Bank of England injects £50bn more into the economy.

The Bank of England will hold interest rates at 0.5 per cent and commit £50bn to QE.

The Bank of England have announced plans to inject the economy over the next fou
The Bank of England have announced plans to inject the economy over the next four months. Photo: Getty Images

The Bank of England has announced that it will inject £50bn into the UK economy over the next four month as a continuation of its Quantitative Easing (QE) programme.

QE works pumps money into the economy through the purchase of long term bonds by the Bank of England, freeing businesses and banks from long term financial commitments.

This increase of stimulus brings the total QE package to do up to £375m.

The Bank also announced that it will leave UK interest rates unchanged at 0.5 per cent. This week this decision was mirrored in the Eurozone, where the European Central Bank lowered interest rates from 1 per cent to 0.75 per cent.
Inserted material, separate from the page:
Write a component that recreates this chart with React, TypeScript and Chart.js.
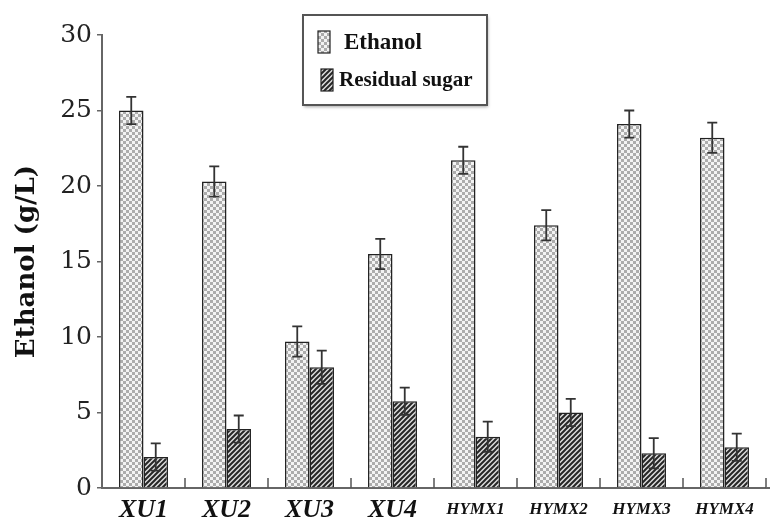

The decisions by the Bank of England were taking in the Monetary Policy Committee’s (MPC) July meeting today.  Bank Governor Sir Mervyn King last week said that he was shocked at the sudden worsening of financial conditions in the past six months. This negative news was mimicked in the statement from the MPC which said that decisions had been taken following the UK economy “barely growing for a year and a half”.

With slowed growth in the export market, caused in part by the eurozone crisis, there are fears that inflation may fall below the target of 2 per cent, having fallen from a consumer price index (CPI) of 5.2 per cent in September to just 2.8 per cent today.

This announcement follows the creation earlier this month of a £100bn-plus scheme to increase bank lending. This scheme comes in two parts: the first provides cheap credit to banks on the condition that they lend to businesses; the second covers banks’ potential short-term liquidity problems.

There are speculations that further measures will be taken  to boost the economy through lending and accessibility of credit, however there are growing fears that these measures, which have kept the base rate at a record low for over three years, are causing harm to pensions and other savings.